Why Pathology Tests Are Important?
The results of pathology laboratory tests can be used by doctors, nurses and other healthcare practitioners to diagnose and manage health conditions. They can be used in the management of chronic diseases, infectious diseases and even cancer.
It is a good idea to have an open discussion about any tests your doctor orders so you know what to expect. Some conversation points to consider include
- Why the doctor has chosen specific tests for you
- What you should do before, during or after the pathology test
- What the outcomes or results could indicate for you in terms of treatment
- Whether abnormal results are relevant
- If you would need any follow up tests afterwards
Specialisations In Pathology Tests
There are nine different levels of specialty within pathology laboratory tests:
- General pathology: which is concerned all aspects of laboratory investigation of disease
- Haematology: for the study of blood disorders
- Chemical pathology: to analyse the chemicals in blood and other bodily fluids
- Genetic pathology: to study genetic disease
- Medical microbiology: for investigations into conditions that have been caused by viruses, parasites, bacteria and fungi
- Anatomical microbiology: to study disease in human tissue
- Immunopathology: which investigates immune response to a disease
- Forensic pathology: to determine the cause of death
- Clinical pathology: which investigates disease through laboratory testing.
Why Would You Need A Pathology Test?
In addition to detecting and treating disease, pathology laboratory tests can be used to
- Monitor the progression of a disease
- Prevent disease
- Determine an individual’s risk of future disease
- Assist in the development of new treatments or to make treatments safer
If your general practitioner sends you for a pathology test, it is likely to be because there is a concern about your health or because you are at an age where you may be more susceptible to certain diseases or illnesses.
Pathology tests may help with
- Screening patients before they may be aware that they have a disease, or if there is a genetic predisposition to a particular condition.
- Investigating health risks such as diabetes, rheumatoid arthritis or heart disease. Prior to this, your doctor may do an analysis of your risk profile.
- Illness diagnosis may be required if you are exhibiting symptoms and your doctor wants confirmation.

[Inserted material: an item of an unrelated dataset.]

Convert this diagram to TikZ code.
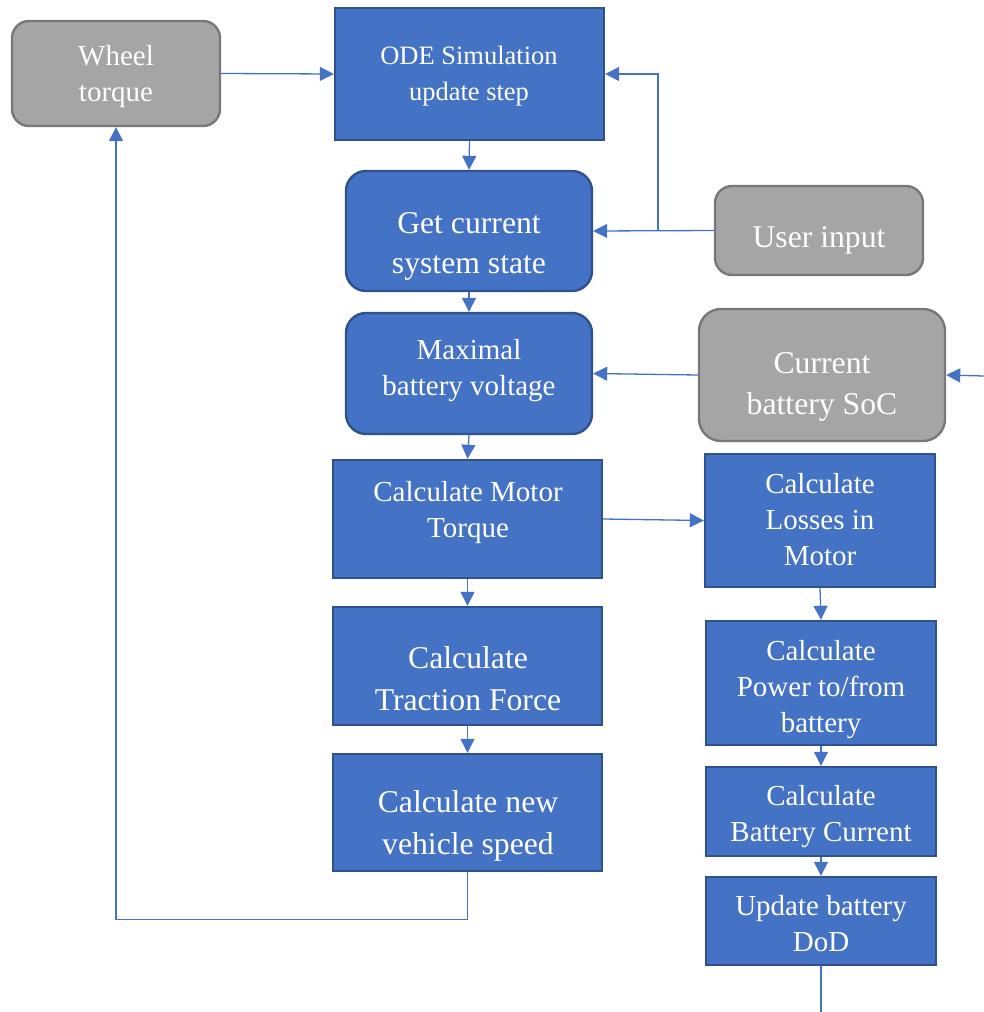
\documentclass[tikz,border=0pt]{standalone}
\usepackage{fontspec}
\setmainfont{Liberation Serif}
\usetikzlibrary{arrows.meta}

\definecolor{boxblue}{HTML}{4472C4}
\definecolor{edgeblue}{HTML}{2F528F}
\definecolor{boxgray}{HTML}{A5A5A5}
\definecolor{edgegray}{HTML}{787878}

\tikzset{
  bluebox/.style={draw=edgeblue, fill=boxblue, line width=2.4pt, inner sep=0pt},
  bluerbox/.style={bluebox, rounded corners=20pt},
  graybox/.style={draw=edgegray, fill=boxgray, line width=2.4pt, inner sep=0pt, rounded corners=17pt},
  txt/.style={text=white, align=center, inner sep=0pt, yshift=-3.5pt},
  fsA/.style={font=\fontsize{26.5}{36}\selectfont},
  fsB/.style={font=\fontsize{29}{36}\selectfont},
  fsC/.style={font=\fontsize{31.7}{41}\selectfont},
  conn/.style={draw=boxblue, line width=1.3pt},
  arr/.style={conn, -{Triangle[length=14pt,width=14pt]}},
}

\begin{document}
\begin{tikzpicture}[x=1pt,y=-1pt]
\useasboundingbox (0,0) rectangle (984,1012);

% boxes
\node[graybox, minimum width=208pt, minimum height=105pt] (wheel) at (116,73.5) {};
\node[bluebox, minimum width=269pt, minimum height=132pt] (ode) at (469.5,74) {};
\node[bluerbox, minimum width=246pt, minimum height=120pt] (get) at (469,231) {};
\node[graybox, minimum width=208pt, minimum height=89pt] (user) at (819,230.5) {};
\node[bluerbox, minimum width=246pt, minimum height=121pt] (vmax) at (469,373.5) {};
\node[graybox, rounded corners=22pt, minimum width=246pt, minimum height=132pt] (soc) at (822,375) {};
\node[bluebox, minimum width=269pt, minimum height=118pt] (motor) at (467.5,519) {};
\node[bluebox, minimum width=230pt, minimum height=133pt] (losses) at (820,520.5) {};
\node[bluebox, minimum width=269pt, minimum height=118pt] (traction) at (467.5,666) {};
\node[bluebox, minimum width=269pt, minimum height=117pt] (speed) at (467.5,812.5) {};
\node[bluebox, minimum width=230pt, minimum height=124pt] (power) at (821,683) {};
\node[bluebox, minimum width=230pt, minimum height=89pt] (battcur) at (821,811.5) {};
\node[bluebox, minimum width=230pt, minimum height=88pt] (dod) at (821,921) {};

% labels
\node[txt, fsB] (wheelT) at (116,73) {Wheel\\torque};
\node[txt, fsA] (odeT) at (469,73) {ODE Simulation\\update step};
\node[txt, fsC, font=\fontsize{31.7}{40}\selectfont] (getT) at (469,243) {Get current\\system state};
\node[txt, fsC] (userT) at (819,237) {User input};
\node[txt, fsB] (vmaxT) at (469,367) {Maximal\\battery voltage};
\node[txt, fsC] (socT) at (822,383) {Current\\battery SoC};
\node[txt, fsB] (motorT) at (468,509) {Calculate Motor\\Torque};
\node[txt, fsB] (lossesT) at (820,516) {Calculate\\Losses in\\Motor};
\node[txt, fsC, font=\fontsize{31.7}{42}\selectfont] (tractionT) at (468,675) {Calculate\\Traction Force};
\node[txt, fsC, font=\fontsize{31.7}{42}\selectfont] (speedT) at (468,822) {Calculate new\\vehicle speed};
\node[txt, fsB] (powerT) at (821,686.5) {Calculate\\Power to/from\\battery};
\node[txt, fsB] (battcurT) at (821,813) {Calculate\\Battery Current};
\node[txt, fsB] (dodT) at (821,920.5) {Update battery\\DoD};

% free ends of connectors
\coordinate (split) at (658,231);
\coordinate (socIn) at (984,376);
\coordinate (dodOut) at (821,1012);

% connectors
\draw[arr] (wheel.east) -- (ode.west);
\draw[arr] (ode.south) -- (get.north);
\draw[arr] (user.west) -- (get.east);
\draw[arr] (split) |- (ode.east);
\draw[arr] (get.south) -- (vmax.north);
\draw[arr] (soc.west) -- (vmax.east);
\draw[arr] (socIn) -- (soc.east);
\draw[arr] (vmax.south) -- (motor.north);
\draw[arr] (motor.east) -- (losses.west);
\draw[arr] (motor.south) -- (traction.north);
\draw[arr] (traction.south) -- (speed.north);
\draw[arr] (speed.south) -- ++(0,47) -| (wheel.south);
\draw[arr] (losses.south) -- (power.north);
\draw[arr] (power.south) -- (battcur.north);
\draw[arr] (battcur.south) -- (dod.north);
\draw[conn] (dod.south) -- (dodOut);
\end{tikzpicture}
\end{document}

- Providing prognosis in cases where patients have a disease.
- A pathology test may also be ordered when your doctor is preparing you for treatment, or to see how your body is responding to a certain treatment.
Common Blood Pathology Tests
Some of the most commonly requested blood pathology tests include
A full blood count
A full blood count can diagnose a wide range of diseases and illnesses.
Iron studies are conducted to assess red blood cell function and the level of iron present in the blood.
Liver function test
A liver function tests measures the enzymes and excretions produced by the liver.
Thyroid stimulating hormone quantification
The TSH test is done to measure how your thyroid is functioning
Urinalysis diagnoses a wide range of diseases, including those affecting the kidneys and liver. It is also done regularly for pregnant women and to diagnose UTIs.
INR (International normalised ratio)
An INR is conducted to assess how your blood clots
What To Expect If You Are Having A Blood Test?
You will be asked to lie down or sit while your sample is collected.
A tourniquet will be tied around your arm to increase blood volume before the area to be injected is sterilised.
A needle will be inserted into your vein to draw the blood sample.
You will be given some cotton gauze to hold against the injection site to curb the bleeding.
What To Expect If You Are Giving A Urine Or Stool Sample?
Urine samples may be collected at home or at your doctor’s rooms. If your doctor asks for midstream urine, they would like you to collect the urine that comes out in the middle of the flow.
Stool samples are usually collected in your own home. It’s a good idea to urinate first. Make sure you do not collect toilet bowl water with your sample, and that the sample does not come into contact with the toilet bowl.
Reading And Interpreting Your Pathology Test
Your doctor is the best person to interpret the results of your pathology tests. Remember that, even if the laboratory has marked the results as abnormal, this doesn’t necessarily indicate the presence of a problem. Often healthcare practitioners will request that lab test results are sent directly to them so as not to alarm patients.